Hispanic killed at African-American celebration of emancipation
A man was beaten to death after the car in which he was travelling struck and injured a child in a neighbourhood in which thousands were celebrating the emancipation of slaves.
Police moved to calm tensions between the black and Latino communities in Austin, Texas, insisting that there was no suggestion of a “hate crime” against the Hispanic victim.
The incident happened when David Morales, 41, was being driven home by a colleague through a housing estate in the city. Two blocks away, a 3,000-strong crowd was celebrating “Juneteenth” – the day in 1865 when General Gordon Granger arrived in the town of Galveston to deliver the news of the Emancipation Proclamation, which declared all Texas slaves to be free. City celebrations featured a parade, a motorcycle show, music, food, and events for children.
When the car in which Mr Morales was travelling struck a two-year-old boy, a crowd gathered, many or all of them thought to be African-American. The driver, identified only as “Victor”, got out and was the first to be attacked. Mr Morales tried to shield his friend, but Victor escaped, and Mr Morales was beaten to death. No weapons were used.
“I’ve been doing this for 28 years. This is the first time I can ever recall something like this,” said Commander Harold Piatt, in charge of the Austin Police Department’s homicide division. “It’s sad for the city.” Mr Piatt insisted that the beating had nothing to do with Mr Morales’s being Hispanic.
“It’s not a hate crime,” he said. “It’s not racially motivated in any way. The assault has nothing to do with the Juneteenth celebration.” So far, Victor is the only known witness to the beating and the police in Austin have avoided confirming reports that the attackers were black.
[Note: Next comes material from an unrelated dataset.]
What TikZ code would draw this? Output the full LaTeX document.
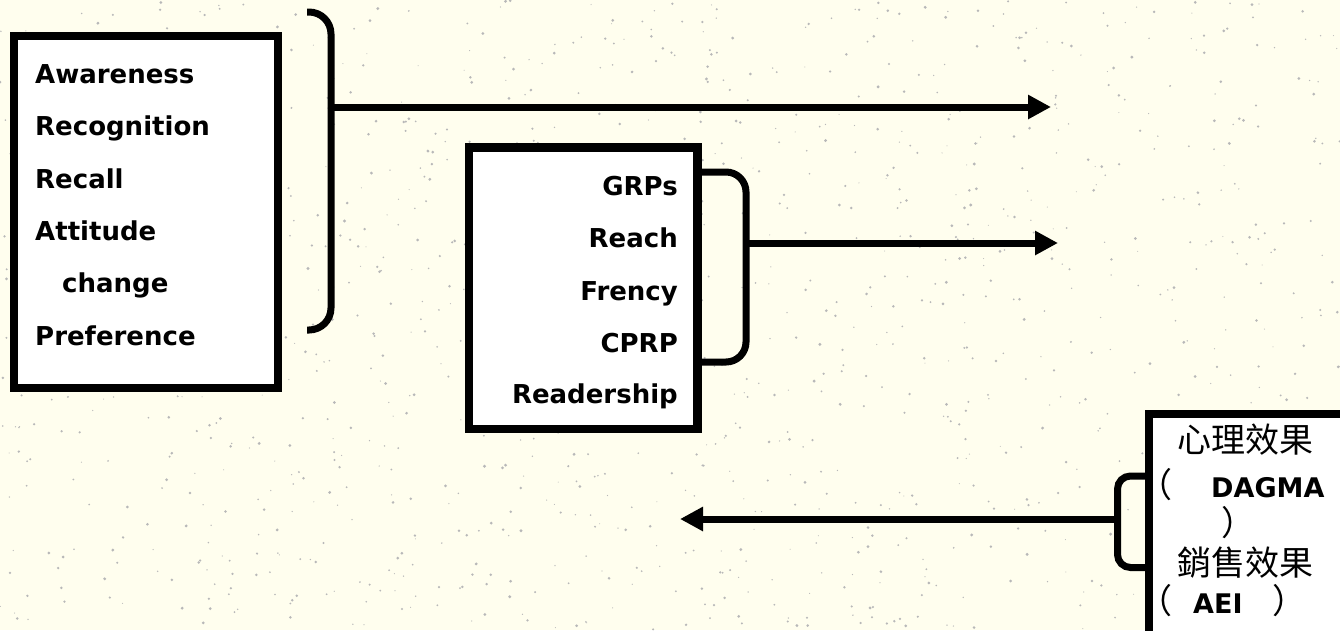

Victor managed to drive away from the scene and was found by police later, and held for questioning for more than 24-hours. The two-year-old-child, Michael Hosea Jr, was not seriously hurt.
Hispanic and African-American leaders have joined forces to try to calm tensions between Latinos and blacks. The two minorities have previously banded together in Austin to tackle social problems and to protest against police shootings of minorities. But there is a long history of antagonism between the two ethnic groups, with blacks often worried that Latinos will take their jobs for less pay. Some employers have deliberately attempted to stir-up these fears, telling Latinos that African-Americans would fill their jobs if they were ever deported.
“There is a lot of anger in the community and a lot of emotions going on,” said Rita Gonzales, district director for the League of United Latin American Citizens. “We want people to look beyond where they are from, and colour, and work together as a community.”
Richard Franklin, president of the Black Austin Democrats, added: “We need to remove the animals from our community. Those people who don’t treat others humanely have to be removed.”
Mr Morales worked at a fast-food restaurant before taking a job last month painting houses. His sister, Margaret, said that a young boy had knocked on her door to tell her that her brother was lying on the ground outside. She found him sprawled on the pavement about 100ft from her home, battered and choking on blood. Her mother also ran to the scene after hearing her screams.
A preliminary postmortem examination listed blunt force trauma as the cause of death. Doctors said that they could not control the bleeding in Mr Morales’s brain, and that his heart kept stopping.
Mr Morales’s family described him as a sports fan who enjoyed spending time with his nieces and nephews. “I just want the people caught and brought to justice,” said Elizabeth Morales, his sister. “I want them to feel the same pain that they caused my brother.”